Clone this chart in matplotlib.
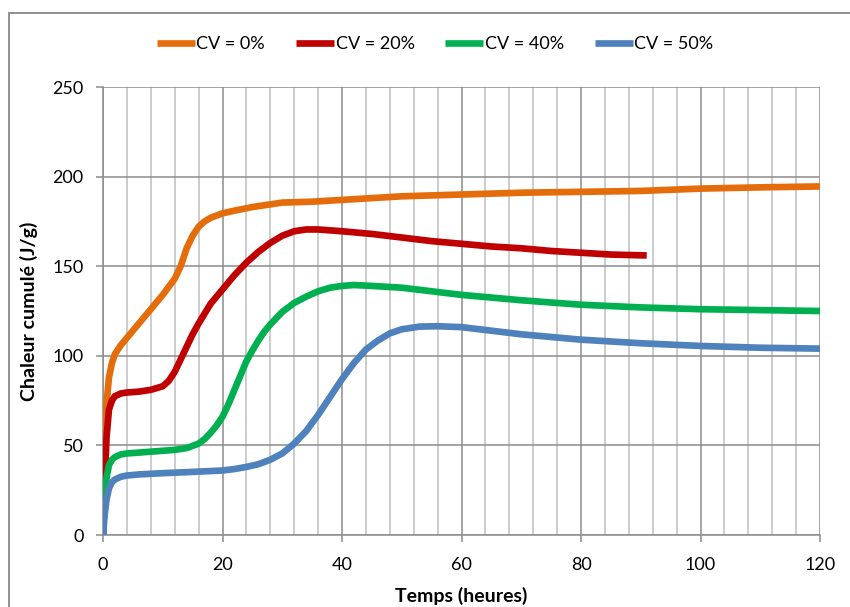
import matplotlib
matplotlib.use("Agg")
import matplotlib.pyplot as plt
from matplotlib.patches import Rectangle
from matplotlib.ticker import MultipleLocator

plt.rcParams['font.family'] = ['Lato', 'DejaVu Sans']

# data (time in hours, cumulative heat in J/g)
t_cv0 = [0, 0.2, 0.5, 1, 1.5, 2, 3, 4, 6, 8, 10, 12, 13, 14, 15, 16, 17, 18, 20, 22,
         25, 30, 35, 40, 50, 60, 70, 80, 90, 100, 110, 120]
q_cv0 = [0, 40, 70, 88, 96, 101, 106, 110, 118, 126, 134, 143, 150, 160, 167, 172, 175,
         177, 179.5, 181, 183, 185.5, 186, 187, 189, 190, 191, 191.5, 192, 193.3, 194, 194.5]

t_cv20 = [0, 0.3, 0.6, 1, 1.5, 2, 3, 4, 6, 8, 10, 11, 12, 13, 14, 15, 16, 18, 20, 22,
          24, 26, 28, 30, 32, 34, 36, 40, 45, 50, 55, 60, 65, 70, 75, 80, 85, 91]
q_cv20 = [0, 30, 55, 70, 75, 77.5, 79, 79.5, 80, 81, 83, 86, 91, 98, 105, 112, 118, 129,
          137, 145, 152, 158, 163, 167, 169.5, 170.5, 170.5, 169.5, 168, 166, 164, 162.5,
          161, 160, 158.5, 157.5, 156.5, 156]

t_cv40 = [0, 0.3, 0.6, 1, 1.5, 2, 3, 4, 6, 8, 10, 12, 14, 16, 17, 18, 19, 20, 21, 22,
          23, 24, 25, 26, 27, 28, 30, 32, 34, 36, 38, 40, 42, 45, 50, 55, 60, 70, 80, 90,
          100, 110, 120]
q_cv40 = [0, 20, 32, 39, 42, 43.5, 45, 45.5, 46, 46.5, 47, 47.5, 48.5, 51, 53.5, 57, 61,
          66, 73, 81, 89, 97, 103, 108.5, 113.5, 117.5, 124.5, 129.5, 133, 136, 138, 139,
          139.5, 139, 138, 136, 134, 131, 128.5, 127, 126, 125.5, 125]

t_cv50 = [0, 0.3, 0.6, 1, 1.5, 2, 3, 4, 6, 10, 15, 20, 22, 24, 26, 28, 30, 32, 34, 36,
          38, 40, 42, 44, 46, 48, 50, 53, 56, 60, 65, 70, 80, 90, 100, 110, 120]
q_cv50 = [0, 12, 20, 26, 29.5, 31, 32.5, 33.2, 33.8, 34.5, 35.2, 36, 36.8, 38, 39.5, 42,
          45.5, 51, 58, 67, 77, 87, 96, 103.5, 108.5, 112.5, 114.8, 116.3, 116.5, 116, 114,
          112, 109, 107, 105.5, 104.5, 104]

series = [
    ("CV = 0%", t_cv0, q_cv0, "#E46C0A"),
    ("CV = 20%", t_cv20, q_cv20, "#C00000"),
    ("CV = 40%", t_cv40, q_cv40, "#00B050"),
    ("CV = 50%", t_cv50, q_cv50, "#4F81BD"),
]

fig = plt.figure(figsize=(8.5, 6.07), dpi=100)
ax = fig.add_axes([103 / 850, 1 - 535 / 607, 717 / 850, 448 / 607])

for label, t, q, color in series:
    ax.plot(t, q, color=color, linewidth=4.8, label=label, solid_capstyle="butt", zorder=3)

ax.set_xlim(0, 120)
ax.set_ylim(0, 250)
ax.xaxis.set_major_locator(MultipleLocator(20))
ax.xaxis.set_minor_locator(MultipleLocator(4))
ax.yaxis.set_major_locator(MultipleLocator(50))

ax.grid(which="major", axis="both", color="#8c8c8c", linewidth=1.1)
ax.grid(which="minor", axis="x", color="#bfbfbf", linewidth=1.1)
ax.set_axisbelow(True)

for side in ["top", "right"]:
    ax.spines[side].set_visible(False)
for side in ["left", "bottom"]:
    ax.spines[side].set_color("#8c8c8c")
    ax.spines[side].set_linewidth(1.1)

ax.tick_params(which="major", direction="out", length=5, width=1.1, color="#8c8c8c",
               labelsize=13)
ax.tick_params(axis="x", pad=11)
ax.tick_params(axis="y", pad=9)
ax.tick_params(which="minor", length=0)

ax.set_xlabel("Temps (heures)", fontsize=14, fontweight="bold", labelpad=10)
ax.set_ylabel("Chaleur cumulé (J/g)", fontsize=14, fontweight="bold", labelpad=10)

fig.legend(loc="center", bbox_to_anchor=(0.512, 1 - 44 / 607), ncol=4, frameon=False,
           fontsize=13, handlelength=2.1, handletextpad=0.1, columnspacing=1.7)

# outer chart frame (cropped on the right and bottom)
fig.patches.append(Rectangle((9 / 850, -0.1), 1.2, 1.1 - 13 / 607, transform=fig.transFigure,
                             fill=False, edgecolor="#878787", linewidth=1.3))

fig.savefig("out.png", dpi=100)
▬▬▬▬▬▬
JOB
Transcribe exactly, with no pictures, the lines running from the first line of the material through the line holding "161, 160, 158.5, 157.5, 156.5, 156]".

THE REPLY
Clone this chart in matplotlib.
import matplotlib
matplotlib.use("Agg")
import matplotlib.pyplot as plt
from matplotlib.patches import Rectangle
from matplotlib.ticker import MultipleLocator

plt.rcParams['font.family'] = ['Lato', 'DejaVu Sans']

# data (time in hours, cumulative heat in J/g)
t_cv0 = [0, 0.2, 0.5, 1, 1.5, 2, 3, 4, 6, 8, 10, 12, 13, 14, 15, 16, 17, 18, 20, 22,
         25, 30, 35, 40, 50, 60, 70, 80, 90, 100, 110, 120]
q_cv0 = [0, 40, 70, 88, 96, 101, 106, 110, 118, 126, 134, 143, 150, 160, 167, 172, 175,
         177, 179.5, 181, 183, 185.5, 186, 187, 189, 190, 191, 191.5, 192, 193.3, 194, 194.5]

t_cv20 = [0, 0.3, 0.6, 1, 1.5, 2, 3, 4, 6, 8, 10, 11, 12, 13, 14, 15, 16, 18, 20, 22,
          24, 26, 28, 30, 32, 34, 36, 40, 45, 50, 55, 60, 65, 70, 75, 80, 85, 91]
q_cv20 = [0, 30, 55, 70, 75, 77.5, 79, 79.5, 80, 81, 83, 86, 91, 98, 105, 112, 118, 129,
          137, 145, 152, 158, 163, 167, 169.5, 170.5, 170.5, 169.5, 168, 166, 164, 162.5,
          161, 160, 158.5, 157.5, 156.5, 156]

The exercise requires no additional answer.